It wasn't easy. Citadel — headed by billionaire CEO Ken Griffin — is a top hedge fund that manages about $66 billion in assets for an array of large investors, like pension funds. Its associate program lets aspiring fund managers skip the traditional two-year investment banking program that is usually a prerequisite for a hedge fund job. But it only accepts 10 to 12 students per year, about 1% of applicants. That's leaner than Harvard's 4% acceptance rate.

But Nuttle made the cut. And it put him on the lightning lane to a lucrative career in one of the most prestigious arms of the finance industry — at 22 he's an associate at Ashler Capital, an equities team at Citadel.

The Citadel Associate Program (called CAP by those who run it) launched in 2020, and selects a handful of students each year to do an intensive 11-week summer internship before their senior year of college.  They return after graduating for five months of training, and then (if all goes well) get placed as full-time associates on one of Citadel's 70-odd equities teams.

Applications for summer 2024 are currently open for the program, and we spoke to Citadel employees and CAP participants to explain how the program works, the perks of doing it, and how applicants can gain an edge in the recruitment process.

From intern to full-time associate 

CAP is a direct route into Citadel, allowing college students to become full-time employees after the program, and continue to work their way up the ranks in their career. About 55% of Citadel's portfolio managers are internal promotes, said Christa Short, head of junior talent strategy and associate business development in Citadel's equities business.

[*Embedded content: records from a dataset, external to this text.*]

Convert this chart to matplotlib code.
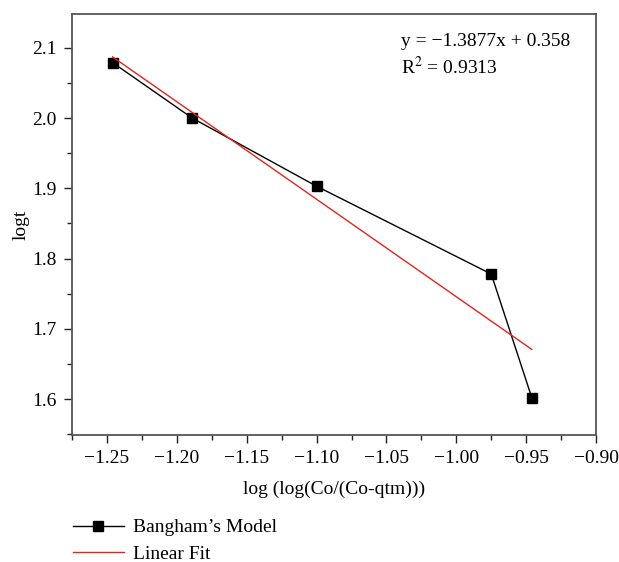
import numpy as np
import matplotlib.pyplot as plt
from matplotlib.ticker import MultipleLocator

plt.rcParams['font.family'] = ['Liberation Serif', 'DejaVu Serif']
plt.rcParams['mathtext.fontset'] = 'stix'

# Bangham's model points
x_data = [-1.246, -1.189, -1.100, -0.975, -0.946]
y_data = [2.079, 2.000, 1.903, 1.778, 1.602]

# linear fit shown on the chart
fit_slope = -1.3877
fit_intercept = 0.358
fit_r2 = 0.9313

xticks = [-1.25, -1.20, -1.15, -1.10, -1.05, -1.00, -0.95, -0.90]
yticks = [1.6, 1.7, 1.8, 1.9, 2.0, 2.1]

fig = plt.figure(figsize=(6.19, 5.62), dpi=100)
ax = fig.add_axes([0.1163, 0.226, 0.8467, 0.749])

xf = np.array([x_data[0], x_data[-1]])
l1, = ax.plot(x_data, y_data, color='black', lw=1, marker='s', ms=7,
              label="Bangham’s Model")
l2, = ax.plot(xf, fit_slope*xf + fit_intercept, color='#e8221b', lw=1,
              label='Linear Fit')

ax.set_xlim(-1.275, -0.90)
ax.set_ylim(1.549, 2.148)
ax.set_xticks(xticks)
ax.set_xticklabels(['\u2212%.2f' % abs(v) for v in xticks])
ax.set_yticks(yticks)
ax.set_yticklabels(['%.1f' % v for v in yticks])
ax.xaxis.set_minor_locator(MultipleLocator(0.025))
ax.yaxis.set_minor_locator(MultipleLocator(0.05))
ax.tick_params(which='major', direction='out', length=6, width=1, labelsize=14,
               color='#222222', top=False, right=False, pad=5)
ax.tick_params(which='minor', direction='out', length=3.5, width=1,
               color='#222222', top=False, right=False)
for s in ax.spines.values():
    s.set_color('#555555')
    s.set_linewidth(1.3)

ax.set_xlabel('log (log(Co/(Co-qtm)))', fontsize=14, labelpad=10)
ax.set_ylabel('logt', fontsize=14, labelpad=2)

ax.text(0.628, 0.935, 'y = \u22121.3877x + 0.358', transform=ax.transAxes,
        fontsize=14, va='center')
ax.text(0.628, 0.875, 'R$^2$ = %.4f' % fit_r2, transform=ax.transAxes,
        fontsize=14, va='center')

fig.legend(handles=[l1, l2], loc='upper left', bbox_to_anchor=(0.118, 0.077),
           frameon=False, fontsize=14, handlelength=2.6, handletextpad=0.5,
           labelspacing=0.45, borderaxespad=0, borderpad=0)

fig.savefig('out.png', dpi=100)
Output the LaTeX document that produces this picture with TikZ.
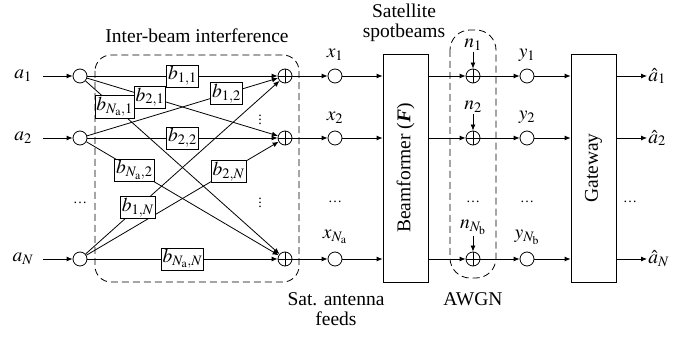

Applications for the summer 2024 intern class opened in February, and while there's no hard deadline to apply, the summer class of 2022 filled up by June of 2021. And though the firm recently announced it had moved its headquarters to Miami, as Insider previously reported, participants are placed in a variety of office locations depending on preference and availability. 

The associate program is different from Citadel's broader internship program. The rising seniors in the internship portion of CAP have some of the same experiences as the broader intern class, like participation in an offsite trip. But the curriculum and program roadmap are different — the broader internship has about 300 students a year across more areas of Citadel, like software engineering, trading, and quantitative research, whereas the CAP is much smaller, with about 10 to 12 students in each class, and is focused on equities teams.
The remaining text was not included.